News in 3Cat. A woman applies for a job at the Som Energia cooperative. She's pregnant and doesn't have high hopes, but she applies anyway. Her starting point is realistic. Who would hire a pregnant woman? The unusual thing is that, after the interview, she's told she's been chosen from among the 13 candidates. The job is hers, despite being pregnant. Everyone's happy. Overjoyed. Until the administration gets involved.
After the good news, the farcical ordeal set in motion by the Labor Inspectorate begins. The company receives a notification Precisely because they had hired a pregnant woman. According to Som Energia's management, "the Labor Inspectorate's approach was that we had to justify why we had hired a pregnant person." Because the Labor Inspectorate suspected it was fraud. Because the inspector considered it "very strange."
The law addresses discrimination and penalizes it. It's the easiest thing to see and detect. But no one can imagine that someone could do things right and comply with the law. That's why the suspicion and the demand for documentation fall on the wrong person. Because everyone is guilty until proven innocent. And it was the company that had to clarify, with a lot of documentation and a lot of wasted time, that it wasn't fraud at all. On the contrary.
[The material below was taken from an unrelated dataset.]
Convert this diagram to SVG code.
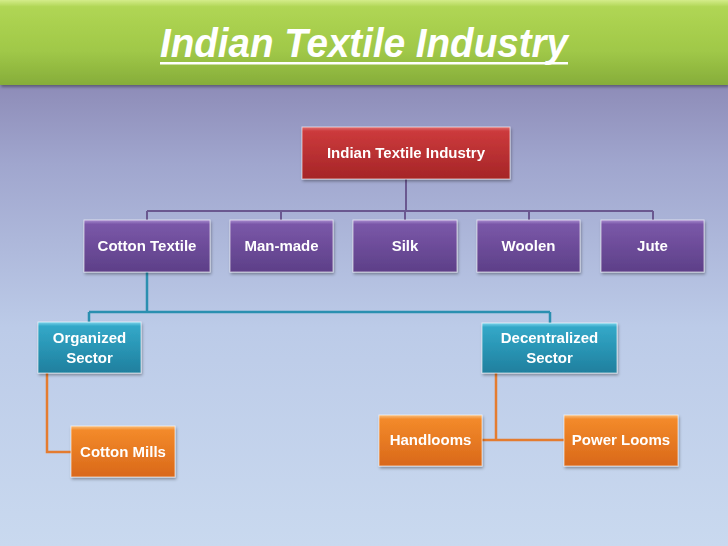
<svg xmlns="http://www.w3.org/2000/svg" width="728" height="546" viewBox="0 0 728 546">
<defs>
<linearGradient id="bg" x1="0" y1="0" x2="0" y2="1">
<stop offset="0" stop-color="#7a70a0"/>
<stop offset="0.3" stop-color="#a0a6ce"/>
<stop offset="0.6" stop-color="#bccbe8"/>
<stop offset="1" stop-color="#c9d9ef"/>
</linearGradient>
<linearGradient id="title" x1="0" y1="0" x2="0" y2="1">
<stop offset="0" stop-color="#d4ec8a"/>
<stop offset="0.08" stop-color="#b0d654"/>
<stop offset="0.6" stop-color="#a0c848"/>
<stop offset="1" stop-color="#86ad3a"/>
</linearGradient>
<linearGradient id="red" x1="0" y1="0" x2="0" y2="1">
<stop offset="0" stop-color="#e07070"/>
<stop offset="0.08" stop-color="#cc3a3c"/>
<stop offset="1" stop-color="#a52527"/>
</linearGradient>
<linearGradient id="purple" x1="0" y1="0" x2="0" y2="1">
<stop offset="0" stop-color="#a88cd0"/>
<stop offset="0.08" stop-color="#7a57a8"/>
<stop offset="1" stop-color="#5d3f88"/>
</linearGradient>
<linearGradient id="teal" x1="0" y1="0" x2="0" y2="1">
<stop offset="0" stop-color="#7ed4ec"/>
<stop offset="0.08" stop-color="#33a8c8"/>
<stop offset="1" stop-color="#1f7f9e"/>
</linearGradient>
<linearGradient id="orange" x1="0" y1="0" x2="0" y2="1">
<stop offset="0" stop-color="#f8c080"/>
<stop offset="0.08" stop-color="#f38a2a"/>
<stop offset="1" stop-color="#d9681a"/>
</linearGradient>
<filter id="sh" x="-10%" y="-10%" width="125%" height="140%">
<feDropShadow dx="1" dy="2" stdDeviation="1.5" flood-color="#000" flood-opacity="0.35"/>
</filter>
</defs>
<style>
.lbl{font-family:"Liberation Sans",Arial,sans-serif;font-weight:bold;font-size:15px;fill:#fff;text-anchor:middle}
.box{stroke:#ffffff;stroke-opacity:0.6;stroke-width:1}
.cp{fill:none;stroke:#6a5890;stroke-width:2}
.ct{fill:none;stroke:#2b8fb0;stroke-width:2.5}
.co{fill:none;stroke:#e47c30;stroke-width:2.5}
</style>
<rect width="728" height="546" fill="url(#bg)"/>
<g id="title-bar" filter="url(#sh)">
<rect x="0" y="0" width="728" height="85" fill="url(#title)"/>
</g>
<g id="title-text">
<text x="364" y="57" font-family="'Liberation Sans',Arial,sans-serif" font-style="italic" font-weight="bold" font-size="40" fill="#fff" text-anchor="middle" textLength="408" lengthAdjust="spacingAndGlyphs">Indian Textile Industry</text>
<rect x="160" y="62" width="408" height="2.5" fill="#fff"/>
</g>
<g id="connectors">
<path class="cp" d="M406 179V211M147 211H653M147 211V220M281 211V220M405 211V220M529 211V220M653 211V220"/>
<path class="ct" d="M147 272V312M89 312H550M89 312V322M550 312V323"/>
<path class="co" d="M47 373V452H71"/>
<path class="co" d="M496 373V440M482 440H564"/>
</g>
<g id="root" filter="url(#sh)">
<rect class="box" x="302" y="127" width="208" height="52" fill="url(#red)"/>
<text class="lbl" x="406" y="158">Indian Textile Industry</text>
</g>
<g id="cotton-textile" filter="url(#sh)">
<rect class="box" x="84" y="220" width="126" height="52" fill="url(#purple)"/>
<text class="lbl" x="147" y="251">Cotton Textile</text>
</g>
<g id="man-made" filter="url(#sh)">
<rect class="box" x="230" y="220" width="103" height="52" fill="url(#purple)"/>
<text class="lbl" x="281.5" y="251">Man-made</text>
</g>
<g id="silk" filter="url(#sh)">
<rect class="box" x="353" y="220" width="104" height="52" fill="url(#purple)"/>
<text class="lbl" x="405" y="251">Silk</text>
</g>
<g id="woolen" filter="url(#sh)">
<rect class="box" x="477" y="220" width="103" height="52" fill="url(#purple)"/>
<text class="lbl" x="528.5" y="251">Woolen</text>
</g>
<g id="jute" filter="url(#sh)">
<rect class="box" x="601" y="220" width="103" height="52" fill="url(#purple)"/>
<text class="lbl" x="652.5" y="251">Jute</text>
</g>
<g id="organized-sector" filter="url(#sh)">
<rect class="box" x="38" y="322" width="103" height="51" fill="url(#teal)"/>
<text class="lbl" x="89.5" y="343">Organized</text>
<text class="lbl" x="89.5" y="363">Sector</text>
</g>
<g id="decentralized-sector" filter="url(#sh)">
<rect class="box" x="482" y="323" width="135" height="50" fill="url(#teal)"/>
<text class="lbl" x="549.5" y="343">Decentralized</text>
<text class="lbl" x="549.5" y="363">Sector</text>
</g>
<g id="cotton-mills" filter="url(#sh)">
<rect class="box" x="71" y="426" width="104" height="51" fill="url(#orange)"/>
<text class="lbl" x="123" y="457">Cotton Mills</text>
</g>
<g id="handlooms" filter="url(#sh)">
<rect class="box" x="379" y="415" width="103" height="51" fill="url(#orange)"/>
<text class="lbl" x="430.5" y="445">Handlooms</text>
</g>
<g id="power-looms" filter="url(#sh)">
<rect class="box" x="564" y="415" width="114" height="51" fill="url(#orange)"/>
<text class="lbl" x="621" y="445">Power Looms</text>
</g>
</svg>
It was putting into practice what the law says, however strange it might seem to an inspector.
This story highlights how unusual it is for a woman to have the same opportunities. Because it's not just that women suffer discrimination because they're the ones who get pregnant. When the baby is born, there's still a very significant difference between those who take maternity leave and those who decide to reduce their working hours. That's why closing the infamous gender pay gap still seems a long way off. Extremely far off. But, regardless of this, which is by no means a minor issue, this story leads us to reflect on the incredulity generated by unusual events. Unusual decisions are so uncommon that our first reaction is suspicion. It seems we lack the automatic mechanism to celebrate a decision that may be unusual but is also correct. What emerges, however, is doubt and suspicion. What lies behind a decision that deviates from the majority? What benefit is gained? This common thought—we all fall into it—is extremely depressing and has to do with how we've assumed that, from the outset, nobody intends to do things right. Or that doing them right is foolish. We think all companies want to screw over workers and that most people's goal is to get rich, not improve the world. That's why, because we'd think the same, we justify the labor inspector. And because, often, we don't obey the law out of a sense of justice—because some laws are still unjust—but because not obeying it complicates our lives.
This is a clear example of how we have to justify what we do correctly. Of how the innocent suffer for the guilty. It doesn't matter if you hire a pregnant woman because she's the best of all the candidates or if you're traveling and they search you thoroughly to see if you have nail clippers in your bag. In our daily lives, it's easier for us to appear guilty than innocent. And the question is whether it's possible to change that perspective.